Thousands of civilians flee war zone in Sri Lanka

Thousands of civilians flee war zone in Sri Lanka

More than 2,500 civilians are said to have fled Sri Lanka's war zone in the last two days as government forces step up pressure on the Tamil Tiger separatists.

 
Fighting is concentrated around a shrinking circle of jungle in the Indian Ocean island's northeast, where the military said it has all but surrounded the Liberation Tigers of Tamil Eelam (LTTE) separatists.
 
Trapped inside the 175 sq km (67 sq mile) battlefield are tens of thousands of civilians under grave threat of harm, said the government and a growing list of nations to be held in the war zone by the LTTE.
 
But they have started to come out in the past three weeks.
 
"Today, 600 people have come up until now," military spokesman Brigadier Udaya Nanayakkara said. On Thursday, 1,637 escaped the fighting, he said.
 
Aid agencies say there are 250,000 people trapped in the battle zone, but the government says the number is half of that.
 
Late on Thursday, President Mahinda Rajapaksa told U.N. Secretary-General Ban Ki-moon that the military operation would proceed while ensuring civilians are kept safe, the president's office said in a statement.
 
The Tigers, once widely regarded as one of the world's most ruthlessly effective guerrilla organizations, are now nearing defeat, analysts say.

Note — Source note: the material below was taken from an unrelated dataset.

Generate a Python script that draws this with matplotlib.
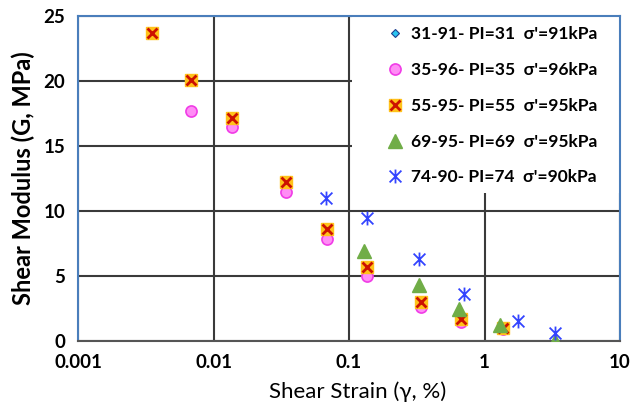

Rajapaksa this week said the ground war could be over in days.
 
Asked how long it would take to finish the war, Nanayakkara said: "We are going to do it as fast as possible. Let the civilians come out and then we will show how fast we'll do it."
 
Sri Lanka has said it had refused calls for a ceasefire for negotiations.
 
The United States, Britain, the European Union and others have urged the Tigers to surrender, and for both sides to stop firing temporarily to allow civilians out and aid in.
 
"There is a lot of pressure being applied right now to ensure the civilians are kept safe," said a Western diplomat who spoke on condition of anonymity.
 
Civilians
 
The pro-rebel website TamilNet.com on Friday said the military had shelled a no-fire zone the army demarcated late last month and killed 16 people.
 
It is nearly impossible to verify battlefield accounts, since independent access.
 
The United Nations on Wednesday said 52 people had been killed from shelling but it did not say who was responsible.
 
Sri Lankan military officials on Thursday said that following the fall of the Chalai base, the LTTE was now left with just 20km coastline in the northeastern district of Mullaittivu.
 
"The army has just moved into the Chalai base," a military official said..
 
"Troops are now consolidating their hold in the coastal area."
 
There was no immediate comment from the LTTE on the government claim.
 
The UN and other aid agencies say more than 250,000 civilians are still trapped in the war zone.
 
Aid groups said the last functioning hospital there was shut down on Wednesday after being shelled for the fifth time in three days.
 
The International Committee of the Red Cross said staff and patients fled the hospital after the incident.
 
Sri Lankan troops have been engaged in an all-out offensive in recent months against the LTTE, which has been fighting since 1983 to carve out a separate homeland for ethnic Tamils in the country's north and east.
 
PHOTO CAPTION
 
This picture released by Sri Lanka's ministry of defense on February 4, 2009 shows a government soldier looking at a portrait of Tigers supremo Velupillai Prabhakaran at a camp believed to be used to train Black Tiger suicide bombers.